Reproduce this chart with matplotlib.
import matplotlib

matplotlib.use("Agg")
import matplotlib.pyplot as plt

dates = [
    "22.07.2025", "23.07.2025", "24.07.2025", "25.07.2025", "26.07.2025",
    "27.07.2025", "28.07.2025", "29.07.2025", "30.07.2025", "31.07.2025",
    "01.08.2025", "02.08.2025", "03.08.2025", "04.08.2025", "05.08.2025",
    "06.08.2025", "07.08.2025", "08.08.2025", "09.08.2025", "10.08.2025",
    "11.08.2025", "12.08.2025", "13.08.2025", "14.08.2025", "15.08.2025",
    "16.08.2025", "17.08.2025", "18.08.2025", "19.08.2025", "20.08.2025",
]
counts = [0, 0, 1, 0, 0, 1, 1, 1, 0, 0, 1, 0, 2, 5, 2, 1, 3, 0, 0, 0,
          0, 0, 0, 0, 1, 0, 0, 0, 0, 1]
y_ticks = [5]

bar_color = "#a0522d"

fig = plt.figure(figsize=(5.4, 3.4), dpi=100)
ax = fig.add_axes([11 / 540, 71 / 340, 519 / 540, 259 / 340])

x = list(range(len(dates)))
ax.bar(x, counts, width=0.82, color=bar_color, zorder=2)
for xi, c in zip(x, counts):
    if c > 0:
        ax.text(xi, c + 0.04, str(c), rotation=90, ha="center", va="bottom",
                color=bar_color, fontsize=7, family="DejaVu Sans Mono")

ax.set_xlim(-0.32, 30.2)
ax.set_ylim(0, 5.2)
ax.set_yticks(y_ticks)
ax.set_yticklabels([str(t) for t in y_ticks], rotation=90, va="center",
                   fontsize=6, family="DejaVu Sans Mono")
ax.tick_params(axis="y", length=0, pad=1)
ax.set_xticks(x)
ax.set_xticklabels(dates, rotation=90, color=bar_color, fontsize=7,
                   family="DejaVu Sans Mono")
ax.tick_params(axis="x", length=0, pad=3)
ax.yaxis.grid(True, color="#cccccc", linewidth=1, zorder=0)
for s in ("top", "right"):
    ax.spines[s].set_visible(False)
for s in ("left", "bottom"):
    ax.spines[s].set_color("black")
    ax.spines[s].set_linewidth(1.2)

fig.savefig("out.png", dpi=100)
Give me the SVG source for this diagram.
+-------+
Request: Give again, word for word, the lines of the listing, starting at its first line and ending with the line containing "import matplotlib.pyplot as plt".

Answer in full:
Reproduce this chart with matplotlib.
import matplotlib

matplotlib.use("Agg")
import matplotlib.pyplot as plt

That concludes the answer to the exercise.